Five Songs and a Sermon
I’ve seen it over and over: Baptist, Methodist, Presbyterian, Lutheran, non-denominational, both adult and youth gatherings. Everywhere, the same recipe for corporate worship.
Recently, my husband and I moved across the country, and began the search to find our next Christian community. Some of the churches that we visited were just starting up in a school gym, some were established churches with various worship style offerings, and others were completely established and high-tech, young and hip.

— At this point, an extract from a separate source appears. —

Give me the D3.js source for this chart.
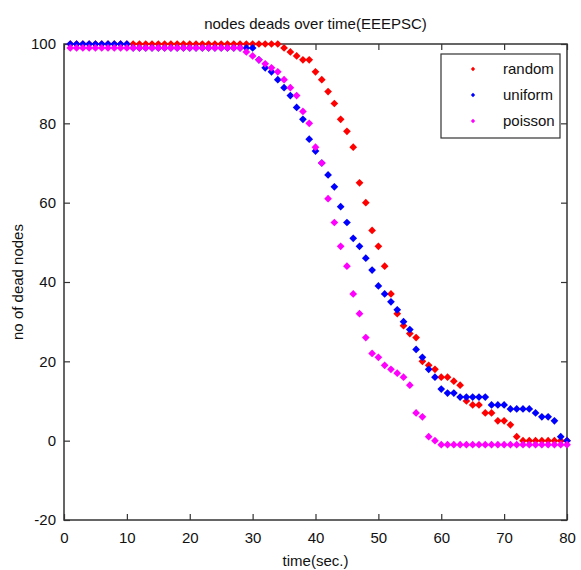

I appreciated the quality of the music and production, and the obviously well-thought-out message and intentionality of all that was communicated from the front about the vision and ministry of the churches. I would occasionally be moved by a certain lyric in a song, often reflected on a new insight about God or myself during the message, and was always glad that I had spent that time worshiping with other believers. But, in all these settings, one thing was always the same:
Five songs and a sermon.
Evidently, today’s church leaders all went to the same school to learn all about what should be included in a relevant worship service. Good-bye choir and organ, hello guitars and drums. There are many small variations on the theme—such as, the age of group, how hip and tech-based the programming of the service is, or the denominational worship requirements, etc. But always – five songs and a sermon. And, everyone has to stand through all the singing.
So here’s my full and sad confession: I found myself wanting to arrive late, so that I didn’t have to go through all the music. I would keep track of how many songs were completed: “Only one more to go.” And then, ugh, time for the awkward turn around to shake someone’s hand and say hello. I felt guilty; what is wrong with my heart? Why do I feel cool, kind of disconnected, and somewhat impatient?
I would look around the room, and in general (with some exceptions) here is what I saw: people standing in rows and facing the stage, some singing, at least part of the time, but mostly watching the band and listening through 4-5 praise songs. Like me.
All right, I’ll just say it: I am bored with singing 30-40 minutes of contemporary praise songs. (And why does everyone have to stand the whole time?) It seems to me that in today’s churches, expressions of adoration and worship to our infinitely creative God have been reduced primarily to a set list of contemporary praise music. Those who don’t particularly love to sing are limited to watching and listening, and often remain disconnected from the people around them (other than that awkward forced greeting as you finally sit down.)
Don’t get me wrong; I like music; I am a musician. In fact, while I served for many years as a contemporary worship leader, I was very involved in the movement to bring about changes in worship style that had become rote and irrelevant. We wanted authenticity and participation, and part of that had to be the music. Now I’m wondering if anything has really changed after all? One template exchanged for another. Watching a choir, or watching a band. Excellent performance from the front, yet little engagement of those gathered to worship God.
People of all ages want meaningful connection with God and to be a part of an authentic community. I think we can do better.